** BEGIN GIVEN ENTRIES **

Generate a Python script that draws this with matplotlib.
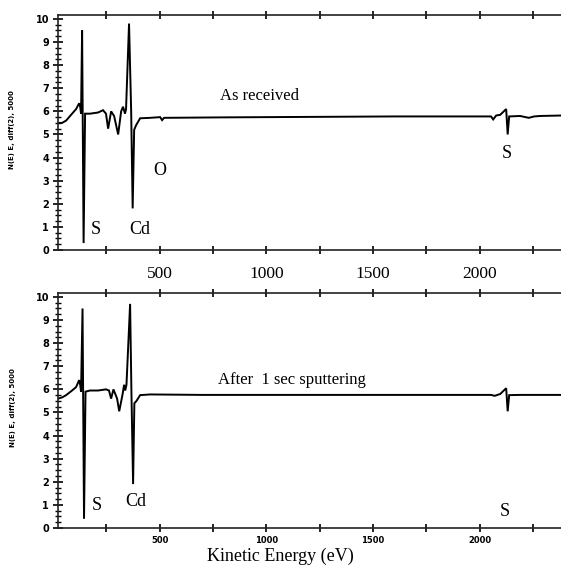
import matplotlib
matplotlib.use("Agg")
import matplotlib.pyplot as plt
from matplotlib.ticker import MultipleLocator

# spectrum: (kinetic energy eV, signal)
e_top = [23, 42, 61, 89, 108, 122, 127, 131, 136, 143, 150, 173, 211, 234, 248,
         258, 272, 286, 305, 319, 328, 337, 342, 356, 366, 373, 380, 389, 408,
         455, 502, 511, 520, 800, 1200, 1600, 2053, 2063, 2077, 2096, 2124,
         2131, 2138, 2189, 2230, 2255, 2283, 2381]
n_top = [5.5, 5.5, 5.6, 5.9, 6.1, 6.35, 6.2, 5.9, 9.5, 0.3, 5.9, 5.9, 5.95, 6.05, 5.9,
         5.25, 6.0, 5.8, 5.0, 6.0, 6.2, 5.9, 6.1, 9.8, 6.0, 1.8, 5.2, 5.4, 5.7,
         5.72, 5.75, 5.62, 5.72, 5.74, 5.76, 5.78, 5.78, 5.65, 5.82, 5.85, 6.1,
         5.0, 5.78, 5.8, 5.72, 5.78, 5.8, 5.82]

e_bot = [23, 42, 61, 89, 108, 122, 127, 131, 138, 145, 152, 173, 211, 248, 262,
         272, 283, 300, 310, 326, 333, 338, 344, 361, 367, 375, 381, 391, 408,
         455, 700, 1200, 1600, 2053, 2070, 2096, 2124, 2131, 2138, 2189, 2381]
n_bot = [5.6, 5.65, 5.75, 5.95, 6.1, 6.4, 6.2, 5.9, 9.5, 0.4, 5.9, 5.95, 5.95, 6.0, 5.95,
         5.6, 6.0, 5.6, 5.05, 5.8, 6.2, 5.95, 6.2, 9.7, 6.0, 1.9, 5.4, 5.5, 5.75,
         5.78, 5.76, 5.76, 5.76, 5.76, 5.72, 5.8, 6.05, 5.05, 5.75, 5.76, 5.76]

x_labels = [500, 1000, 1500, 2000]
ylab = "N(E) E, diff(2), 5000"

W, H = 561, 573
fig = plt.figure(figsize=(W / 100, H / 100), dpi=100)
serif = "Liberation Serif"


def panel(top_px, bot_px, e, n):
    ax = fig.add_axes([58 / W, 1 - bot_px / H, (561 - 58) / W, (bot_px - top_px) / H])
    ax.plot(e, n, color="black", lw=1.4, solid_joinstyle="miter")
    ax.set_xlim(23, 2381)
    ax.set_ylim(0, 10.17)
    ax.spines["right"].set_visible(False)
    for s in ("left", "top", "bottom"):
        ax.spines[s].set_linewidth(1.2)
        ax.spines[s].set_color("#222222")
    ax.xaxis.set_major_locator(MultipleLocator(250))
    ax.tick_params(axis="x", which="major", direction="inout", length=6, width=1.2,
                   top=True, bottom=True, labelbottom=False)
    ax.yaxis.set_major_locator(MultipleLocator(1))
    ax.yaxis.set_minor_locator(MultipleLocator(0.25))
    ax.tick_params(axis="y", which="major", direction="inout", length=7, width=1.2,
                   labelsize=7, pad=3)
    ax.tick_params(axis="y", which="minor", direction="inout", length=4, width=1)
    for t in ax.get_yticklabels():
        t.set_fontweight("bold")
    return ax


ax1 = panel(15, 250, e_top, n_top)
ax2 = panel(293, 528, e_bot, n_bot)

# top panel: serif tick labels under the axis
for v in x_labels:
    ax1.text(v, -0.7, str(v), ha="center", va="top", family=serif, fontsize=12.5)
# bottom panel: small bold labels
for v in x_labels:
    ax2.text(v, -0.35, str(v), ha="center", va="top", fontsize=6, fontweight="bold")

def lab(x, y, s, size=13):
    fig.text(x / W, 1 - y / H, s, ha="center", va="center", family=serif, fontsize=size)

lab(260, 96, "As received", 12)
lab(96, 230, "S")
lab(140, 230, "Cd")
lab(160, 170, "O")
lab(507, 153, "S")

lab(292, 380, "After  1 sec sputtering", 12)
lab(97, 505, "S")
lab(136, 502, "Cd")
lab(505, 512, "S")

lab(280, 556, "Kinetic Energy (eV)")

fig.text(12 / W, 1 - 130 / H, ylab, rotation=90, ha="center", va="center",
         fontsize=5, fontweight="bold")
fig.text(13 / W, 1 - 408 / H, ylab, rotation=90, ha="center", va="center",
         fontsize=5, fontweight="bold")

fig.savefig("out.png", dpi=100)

** END GIVEN ENTRIES **
** BEGIN GIVEN ENTRIES **

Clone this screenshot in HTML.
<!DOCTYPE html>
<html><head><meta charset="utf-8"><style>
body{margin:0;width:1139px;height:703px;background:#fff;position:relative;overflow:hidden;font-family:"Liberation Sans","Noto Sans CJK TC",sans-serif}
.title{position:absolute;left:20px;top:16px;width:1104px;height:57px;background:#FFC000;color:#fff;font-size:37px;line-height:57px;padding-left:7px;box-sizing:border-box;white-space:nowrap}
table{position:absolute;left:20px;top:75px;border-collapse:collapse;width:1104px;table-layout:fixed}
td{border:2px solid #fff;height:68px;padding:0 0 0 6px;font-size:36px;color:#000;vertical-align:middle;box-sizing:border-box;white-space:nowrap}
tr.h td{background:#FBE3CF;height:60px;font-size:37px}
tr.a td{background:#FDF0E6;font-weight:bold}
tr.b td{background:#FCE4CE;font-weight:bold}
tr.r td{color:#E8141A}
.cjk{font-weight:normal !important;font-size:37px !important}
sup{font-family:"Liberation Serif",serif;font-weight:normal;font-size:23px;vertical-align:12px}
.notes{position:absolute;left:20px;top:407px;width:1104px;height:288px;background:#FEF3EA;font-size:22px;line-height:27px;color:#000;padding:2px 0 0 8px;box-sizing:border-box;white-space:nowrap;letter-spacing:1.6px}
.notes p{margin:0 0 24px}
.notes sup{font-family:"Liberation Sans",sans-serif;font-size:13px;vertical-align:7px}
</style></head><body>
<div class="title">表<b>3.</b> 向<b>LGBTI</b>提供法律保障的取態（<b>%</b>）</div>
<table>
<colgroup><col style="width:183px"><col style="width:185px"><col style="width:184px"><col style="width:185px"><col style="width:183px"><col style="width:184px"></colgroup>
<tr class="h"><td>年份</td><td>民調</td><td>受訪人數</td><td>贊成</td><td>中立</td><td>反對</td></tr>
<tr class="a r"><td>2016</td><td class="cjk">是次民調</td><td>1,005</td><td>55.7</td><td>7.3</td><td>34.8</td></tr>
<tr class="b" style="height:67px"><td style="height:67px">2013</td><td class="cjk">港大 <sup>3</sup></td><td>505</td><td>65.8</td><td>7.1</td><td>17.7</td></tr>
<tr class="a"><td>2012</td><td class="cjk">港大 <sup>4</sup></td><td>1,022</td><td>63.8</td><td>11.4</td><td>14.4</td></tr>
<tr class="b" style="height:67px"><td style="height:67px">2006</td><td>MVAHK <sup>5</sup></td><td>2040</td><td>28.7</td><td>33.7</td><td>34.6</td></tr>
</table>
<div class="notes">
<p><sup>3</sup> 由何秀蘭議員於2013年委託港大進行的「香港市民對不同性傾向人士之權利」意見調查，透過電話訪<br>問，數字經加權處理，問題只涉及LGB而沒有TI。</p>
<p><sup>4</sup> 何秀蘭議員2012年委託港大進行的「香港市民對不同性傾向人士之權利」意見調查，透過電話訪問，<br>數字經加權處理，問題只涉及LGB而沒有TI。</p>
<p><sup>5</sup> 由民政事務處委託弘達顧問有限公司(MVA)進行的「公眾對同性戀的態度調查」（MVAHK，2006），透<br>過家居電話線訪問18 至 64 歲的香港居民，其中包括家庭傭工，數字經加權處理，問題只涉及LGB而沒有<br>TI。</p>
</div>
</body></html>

** END GIVEN ENTRIES **

PROMPT: Go through the listing above and return every line where the word "matplotlib" occurs.

SOLUTION TO THE PROBLEM:
Generate a Python script that draws this with matplotlib.
import matplotlib
matplotlib.use("Agg")
import matplotlib.pyplot as plt
from matplotlib.ticker import MultipleLocator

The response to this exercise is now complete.